WORK to the roof of a World War One aircraft hangar has finally finished.
Restoration work to the roof of Hangar Two at Hooton Park, Hooton, took nearly a year to complete.
The Grade II**-listed Belfast truss hangar has now been handed back to the Hooton Park Trust, which maintains them.
The trust battled for two years to secure the £275,000 funding to repair it.
The Hooton Hangars were built during the Great War with a planned lifespan of just five years, but were recommissioned for use during World War Two.
Graham Sparkes, from the trust, said: “This first real progress with the project has been a big boost to the team.
“Completed within budget, the work has completely transformed this magnificent building from a leaking damp environment to a light dry and airy building free from obstructions.”

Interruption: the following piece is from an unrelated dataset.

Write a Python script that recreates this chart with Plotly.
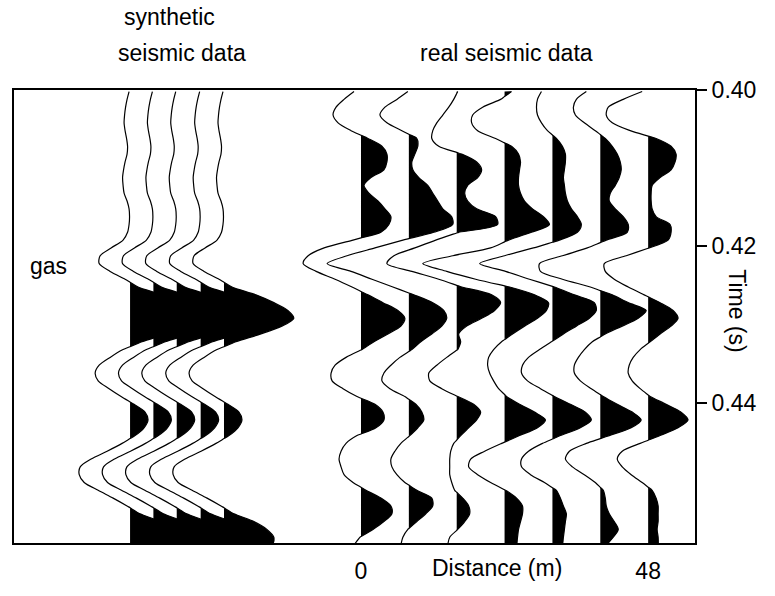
import plotly.graph_objects as go

# ---------------- data ----------------
time_s = [0.4002, 0.4012, 0.4022, 0.4032, 0.4042, 0.4052, 0.4062, 0.4072, 0.4082, 0.4092,
          0.4102, 0.4112, 0.4122, 0.4132, 0.4142, 0.4152, 0.4162, 0.4172, 0.4182, 0.4192,
          0.4202, 0.4212, 0.4222, 0.4232, 0.4242, 0.4252, 0.4262, 0.4272, 0.4282, 0.4292,
          0.4302, 0.4312, 0.4322, 0.4332, 0.4342, 0.4352, 0.4362, 0.4372, 0.4382, 0.4392,
          0.4402, 0.4412, 0.4422, 0.4432, 0.4442, 0.4452, 0.4462, 0.4472, 0.4482, 0.4492,
          0.4502, 0.4512, 0.4522, 0.4532, 0.4542, 0.4552, 0.4562, 0.4572, 0.4582]

# synthetic wavelet (same on every synthetic trace)
synthetic_amp = [-1, -3, -4.5, -5.5, -6, -5, -3.5, -2.5, -3, -5, -6.5, -7.5, -7, -6, -3, -1, -0.5, -1,
                 -2.5, -7, -19, -30, -31, -20, -5, 8, 32, 50, 64, 70, 58, 37, 12, -7, -20, -31, -35,
                 -32, -21, -9, 4, 15, 18, 14, 5, -8, -23, -39, -50, -51, -46, -32, -17, -3, 10, 30,
                 43, 50, 49]
synthetic_offsets_m = [-38.6, -34.7, -30.8, -26.8, -22.9]

# real traces
distance_m = [0, 8, 16, 24, 32, 40, 48]
real_0m = [-7, -17, -25, -28, -23, -10, 7, 21, 26, 26, 23, 10, 3, 8, 17, 24, 30, 28, 20, -8, -37,
           -53, -58, -45, -26, -9, 7, 22, 37, 44, 40, 27, 13, 1, -15, -26, -30, -29, -18, -4, 14,
           22, 23, 15, -4, -15, -20, -22, -20, -17, -8, 5, 20, 30, 31, 23, 12, -1, -7]
real_8m = [-1, -12, -24, -29, -22, -7, 8, 9, 6, 3, 4, 10, 19, 24, 29, 34, 43, 44, 25, -6, -34, -62,
           -82, -58, -37, -16, 5, 24, 35, 38, 33, 23, 12, 3, -9, -18, -25, -27, -19, -4, 7, 13, 15,
           9, 1, -8, -14, -18, -17, -12, -4, 8, 23, 24, 17, 8, -1, -6, -8]
real_16m = [1, -3, -8, -14, -20, -24, -25, -18, 5, 20, 25, 21, 11, 8, 11, 20, 39, 41, 2, -21, -42,
            -63, -70, -45, -18, 5, 35, 44, 38, 25, 10, 2, 4, 1, -10, -20, -28, -27, -15, 1, 17, 24,
            20, 12, 4, -3, -6, -7, -7, -7, -5, -2, 6, 12, 13, 8, 1, -7, -9]
real_24m = [7, -4, -22, -32, -33, -27, -9, 7, 14, 16, 15, 14, 14, 16, 20, 28, 39, 45, 27, 4, -14,
            -52, -82, -58, -29, 5, 30, 44, 42, 33, 20, 8, -3, -11, -16, -17, -15, -11, -6, 2, 15,
            30, 41, 33, 15, -3, -20, -34, -36, -27, -14, 1, 12, 18, 18, 16, 14, 13, 12]
real_32m = [-11, -15, -16, -15, -11, -5, 4, 10, 13, 13, 12, 11, 12, 13, 15, 19, 25, 29, 25, 7, -19,
            -48, -73, -47, -23, 2, 22, 42, 44, 37, 24, 11, -1, -13, -24, -30, -31, -25, -12, 2, 18,
            33, 39, 28, 8, -10, -24, -31, -31, -22, -8, 4, 8, 11, 14, 13, 12, 11, 10]
real_40m = [-14, -24, -27, -25, -16, -5, 5, 12, 17, 20, 21, 19, 15, 10, 9, 15, 23, 28, 27, 6, -13,
            -38, -61, -60, -38, -10, 12, 28, 46, 38, 22, 5, -8, -16, -22, -26, -26, -20, -9, 3, 17,
            32, 41, 31, 9, -14, -31, -35, -28, -16, -5, 3, 5, 6, 9, 14, 18, 13, 6]
real_48m = [-6, -25, -40, -42, -36, -18, 8, 23, 28, 27, 23, 12, 4, 3, 3, 4, 8, 22, 23, 20, 1, -22,
            -44, -43, -34, -20, -4, 12, 25, 30, 23, 12, 2, -8, -15, -19, -20, -16, -8, 2, 18, 33,
            40, 30, 12, -8, -26, -31, -26, -17, -6, 4, 8, 10, 10, 10, 9, 10, 10]
real_traces = [real_0m, real_8m, real_16m, real_24m, real_32m, real_40m, real_48m]

y_ticks = [0.40, 0.42, 0.44]
y_tick_text = ["0.40", "0.42", "0.44"]
x_ticks = [0, 48]
x_tick_text = ["0", "48"]

# ---------------- drawing ----------------
GAIN = 1.0 / 6.0   # amplitude units -> metres of horizontal deflection
FONT = "Liberation Sans, Arial, Helvetica, sans-serif"
SHAPE = dict(shape="spline", smoothing=0.8)

fig = go.Figure()


def with_crossings(amps):
    """Sample points plus the points where the wiggle meets its baseline."""
    tt, aa = [], []
    for i, (ti, ai) in enumerate(zip(time_s, amps)):
        if i > 0:
            ap = amps[i - 1]
            if (ap > 0 > ai) or (ap < 0 < ai):
                f = ap / (ap - ai)
                tt.append(time_s[i - 1] + f * (ti - time_s[i - 1]))
                aa.append(0.0)
        tt.append(ti)
        aa.append(ai)
    return tt, aa


def lobes(tt, aa, sign, offset):
    """One closed outline per lobe of the given sign, separated by None."""
    xs, ys = [], []
    cur = None
    for i, (t, a) in enumerate(zip(tt, aa)):
        if sign * a > 0:
            if cur is None:
                start = tt[i - 1] if (i > 0 and aa[i - 1] == 0) else t
                cur = [(start, 0.0)]
            cur.append((t, a))
        elif cur is not None:
            cur.append((t, 0.0))
            for (pt, pa) in cur:
                xs.append(offset + GAIN * pa)
                ys.append(pt)
            xs.append(None)
            ys.append(None)
            cur = None
    if cur is not None:
        cur.append((tt[-1], 0.0))
        for (pt, pa) in cur:
            xs.append(offset + GAIN * pa)
            ys.append(pt)
    return xs, ys


def add_wiggle(offset, amps):
    tt, aa = with_crossings(amps)
    invisible = dict(width=0, color="rgba(0,0,0,0)", **SHAPE)
    nx, ny = lobes(tt, aa, -1, offset)
    fig.add_trace(go.Scatter(x=nx, y=ny, mode="lines", fill="toself", fillcolor="white",
                             line=invisible, connectgaps=False,
                             hoverinfo="skip", showlegend=False))
    px, py = lobes(tt, aa, 1, offset)
    fig.add_trace(go.Scatter(x=px, y=py, mode="lines", fill="toself", fillcolor="black",
                             line=invisible, connectgaps=False,
                             hoverinfo="skip", showlegend=False))
    fig.add_trace(go.Scatter(x=[offset + GAIN * a for a in aa], y=tt, mode="lines",
                             line=dict(color="black", width=1.2, **SHAPE),
                             hoverinfo="skip", showlegend=False))


for off in synthetic_offsets_m:
    add_wiggle(off, synthetic_amp)
for off, amps in zip(distance_m, real_traces):
    add_wiggle(off, amps)

text_font = dict(family=FONT, size=23, color="black")
annotations = [
    dict(text="synthetic", x=-32, xref="x", y=1.1613, yref="paper"),
    dict(text="seismic data", x=-30, xref="x", y=1.0817, yref="paper"),
    dict(text="real seismic data", x=24.3, xref="x", y=1.0817, yref="paper"),
    dict(text="gas", x=-52.2, xref="x", y=0.4225, yref="y"),
    dict(text="Distance (m)", x=22.8, xref="x", y=-0.056, yref="paper"),
    dict(text="Time (s)", x=1.0615, xref="paper", y=0.512, yref="paper", textangle=90),
]
for a in annotations:
    a.update(showarrow=False, xanchor="center", yanchor="middle", font=text_font)

fig.update_layout(
    width=775, height=596,
    margin=dict(l=12, r=80, t=90, b=41),
    paper_bgcolor="white", plot_bgcolor="white",
    showlegend=False,
    font=text_font,
    annotations=annotations,
    xaxis=dict(range=[-58, 55.83], showgrid=False, zeroline=False, showline=True,
               linecolor="black", linewidth=2, mirror=True, ticks="",
               tickvals=x_ticks, ticktext=x_tick_text, tickfont=text_font,
               ticklabelstandoff=6),
    yaxis=dict(range=[0.45794, 0.40], side="right", showgrid=False, zeroline=False,
               showline=True, linecolor="black", linewidth=2, mirror=True,
               ticks="outside", ticklen=10, tickwidth=2, tickcolor="black",
               tickvals=y_ticks, ticktext=y_tick_text, tickfont=text_font),
)

fig.write_html("out.html",
               config={"displayModeBar": False},
               post_script="document.body.style.margin='0';document.body.style.overflow='hidden';")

Funding was provided from the trust’s own resources and with the help of Waste Recycling Environmental Ltd (WREN), B&Q and the previous site owner Vauxhall.

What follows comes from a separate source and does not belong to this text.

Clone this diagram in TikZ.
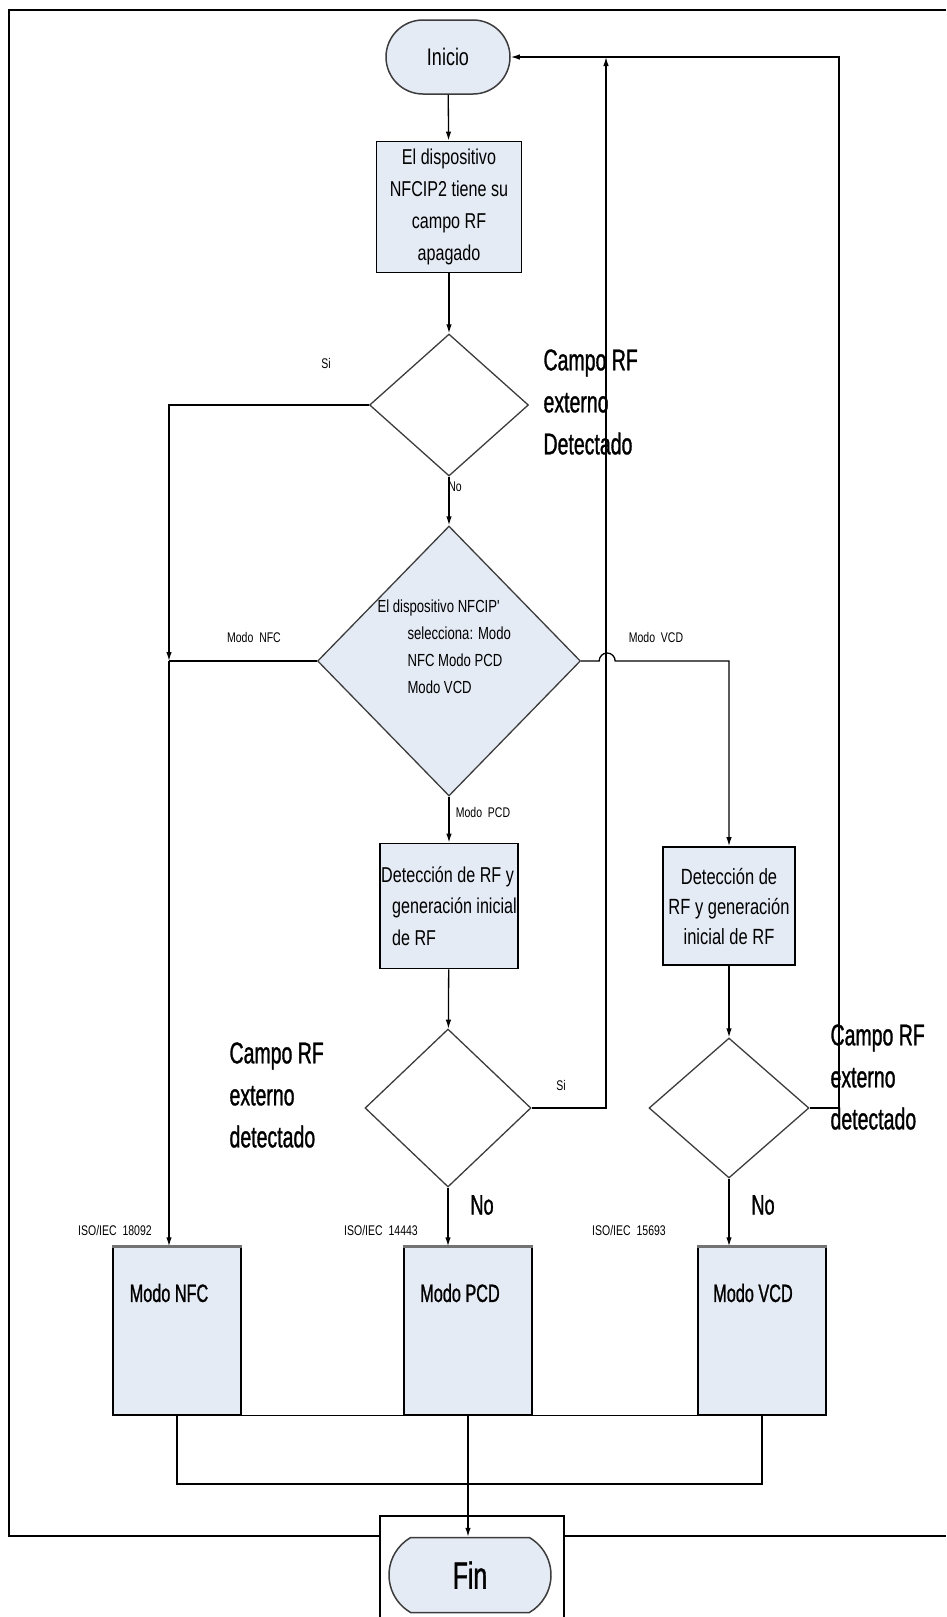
\documentclass[tikz,border=0pt]{standalone}
\usepackage{fontspec}
\newfontfamily\narrowfont[FakeStretch=0.75]{Liberation Sans}
\newfontfamily\condfont[FakeStretch=0.65, FakeBold=1]{Liberation Sans}
\usetikzlibrary{arrows.meta}
\usetikzlibrary{shapes.geometric}
\usetikzlibrary{shapes.misc}
\definecolor{boxblue}{RGB}{229,235,245}
\definecolor{rimgray}{RGB}{60,60,60}
\tikzstyle{arr}=[-{Latex[length=9pt,width=5.5pt]}, line width=1.3pt]
\tikzstyle{ln}=[line width=1.3pt]
\tikzstyle{term}=[rounded rectangle, draw=rimgray, line width=1.5pt, fill=boxblue, inner sep=0pt]
\tikzstyle{proc}=[rectangle, draw=black, line width=1.8pt, fill=boxblue, inner sep=0pt, align=center]
\tikzstyle{dia}=[diamond, draw=rimgray, line width=1.3pt, inner sep=0pt]
\tikzstyle{smalllbl}=[font=\narrowfont\fontsize{14}{16}\selectfont]
\tikzstyle{biglbl}=[font=\condfont\fontsize{30}{42}\selectfont, align=left, anchor=west]
\tikzstyle{topbar}=[line width=3pt, black!55]

\begin{document}
\begin{tikzpicture}[x=1pt, y=-1pt]
      \useasboundingbox (0,0) rectangle (946,1617);

      % marco exterior
      \draw[line width=2pt] (946,10) -- (9,10) -- (9,1536) -- (946,1536);

      \node[term, minimum width=124pt, minimum height=74pt, font=\narrowfont\fontsize{24}{28}\selectfont] (inicio) at (448,57) {Inicio};

      \node[proc, minimum width=145pt, minimum height=131pt, font=\narrowfont\fontsize{21.5}{32}\selectfont] (apag) at (449,207) {El dispositivo\\NFCIP2 tiene su\\campo RF\\apagado};

      \node[dia, minimum width=159pt, minimum height=142pt] (det1) at (449,405) {};
      \node[biglbl] (det1txt) at (540,402) {Campo RF\\externo\\Detectado};
      \node[smalllbl] (si1) at (326,363) {Si};
      \node[smalllbl] (no1) at (455,487) {No};

      \node[dia, fill=boxblue, minimum width=263pt, minimum height=270pt] (selec) at (449,661) {};
      \node[anchor=west, align=left, font=\narrowfont\fontsize{17.5}{27}\selectfont] (selectxt) at (374,647) {El dispositivo NFCIP'\\\hspace*{30pt}selecciona: Modo\\\hspace*{30pt}NFC Modo PCD\\\hspace*{30pt}Modo VCD};
      \node[smalllbl] (lnfc) at (254,637) {Modo\ \ NFC};
      \node[smalllbl] (lvcd) at (656,637) {Modo\ \ VCD};
      \node[smalllbl] (lpcd) at (483,812) {Modo\ \ PCD};

      \node[proc, align=left, minimum width=138pt, minimum height=125pt, font=\narrowfont\fontsize{21.5}{31.5}\selectfont] (detpcd) at (449,906) {Detección de RF y\\\hspace*{11pt}generación inicial\\\hspace*{11pt}de RF};
      \node[proc, minimum width=132pt, minimum height=118pt, font=\narrowfont\fontsize{22}{30}\selectfont] (detvcd) at (729,906) {Detección de\\RF y generación\\inicial de RF};

      \node[dia, minimum width=166pt, minimum height=158pt] (campo2) at (448,1108) {};
      \node[biglbl] (campo2txt) at (226,1095) {Campo RF\\externo\\detectado};
      \node[smalllbl] (si2) at (561,1085) {Si};
      \node[dia, minimum width=160pt, minimum height=140pt] (campo3) at (729,1108) {};
      \node[biglbl] (campo3txt) at (827,1077) {Campo RF\\externo\\detectado};

      \node[biglbl, anchor=center, font=\condfont\fontsize{28}{32}\selectfont] (no2) at (482,1205) {No};
      \node[biglbl, anchor=center, font=\condfont\fontsize{28}{32}\selectfont] (no3) at (763,1205) {No};

      \node[smalllbl] (iso1) at (115,1230) {ISO/IEC\ \ 18092};
      \node[smalllbl] (iso2) at (381,1230) {ISO/IEC\ \ 14443};
      \node[smalllbl] (iso3) at (629,1230) {ISO/IEC\ \ 15693};

      \node[proc, line width=1.5pt, minimum width=128pt, minimum height=168pt] (nfc) at (177,1331) {};
      \node[proc, line width=1.5pt, minimum width=128pt, minimum height=168pt] (pcd) at (468,1331) {};
      \node[proc, line width=1.5pt, minimum width=128pt, minimum height=168pt] (vcd) at (762,1331) {};
      \draw[topbar] (nfc.north west) -- (nfc.north east);
      \draw[topbar] (pcd.north west) -- (pcd.north east);
      \draw[topbar] (vcd.north west) -- (vcd.north east);
      \node[font=\condfont\fontsize{25}{28}\selectfont] (nfctxt) at (169,1293) {Modo NFC};
      \node[font=\condfont\fontsize{25}{28}\selectfont] (pcdtxt) at (460,1293) {Modo PCD};
      \node[font=\condfont\fontsize{25}{28}\selectfont] (vcdtxt) at (753,1293) {Modo VCD};

      \node[draw, fill=white, line width=1.5pt, minimum width=184pt, minimum height=112pt, anchor=north west] (finbox) at (379,1515) {};
      \node[term, rounded rectangle arc length=120, minimum width=162pt, minimum height=75pt, font=\condfont\fontsize{38}{40}\selectfont] (fin) at (470,1575) {Fin};

      \coordinate (jnfc) at (169,661);
      \coordinate (jret) at (606,57);
      \coordinate (jtop) at (839,57);
      \coordinate (jbot) at (468,1484);

      \draw[arr] (inicio) -- (apag);
      \draw[arr] (apag) -- (det1);
      \draw[arr] (det1.west) -| (jnfc);
      \draw[ln] (selec.west) -- (jnfc);
      \draw[arr] (jnfc) -- (jnfc |- nfc.north);
      \draw[arr] (det1) -- (selec);
      \draw[arr] (selec.east) -- ++(18,0) arc[start angle=180, end angle=0, radius=8pt] -| (detvcd.north);
      \draw[arr] (selec) -- (detpcd);
      \draw[arr] (detpcd) -- (campo2);
      \draw[arr] (detvcd) -- (campo3);
      \draw[arr] (campo2.east) -| (jret);
      \draw[arr] (campo3.east) -| (jtop) -- (inicio.east);
      \draw[arr] (campo2.south) -- (campo2.south |- pcd.north);
      \draw[arr] (campo3.south) -- (campo3.south |- vcd.north);
      \draw[ln] (nfc.south west) -- (vcd.south east);
      \draw[ln] (nfc.south) |- (jbot) -| (vcd.south);
      \draw[arr] (pcd.south) -- (pcd.south |- fin.north);
\end{tikzpicture}
\end{document}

WREN is a not-for-profit business which awards grants to community projects from funds donated by Waste Recycling Group (WRG) to theŠLandfill Communities Fund.
In recognition of the achievement, the Hooton Park Trust has been commended in the prestigious English Heritage Angel Awards.
Graham added: “This is really encouraging for us.
“These awards, co-funded by English Heritage and the Andrew Lloyd Webber Foundation, are recognised from an external panel and to be commended on our first entry underlines to us that we are moving in the right direction with the project.”
In 2010 work funded by English Heritage replaced the central valley gutter of Hanger Two.
Attention will now focus on Hangar One, which is on English Heritage’s at-risk register.
Graham said “Hangar One is in need of a lot of work.
“The elements have had time to do a lot of damage, meaning that the trusses will need much more repair work than has been seen on Hangar Two.”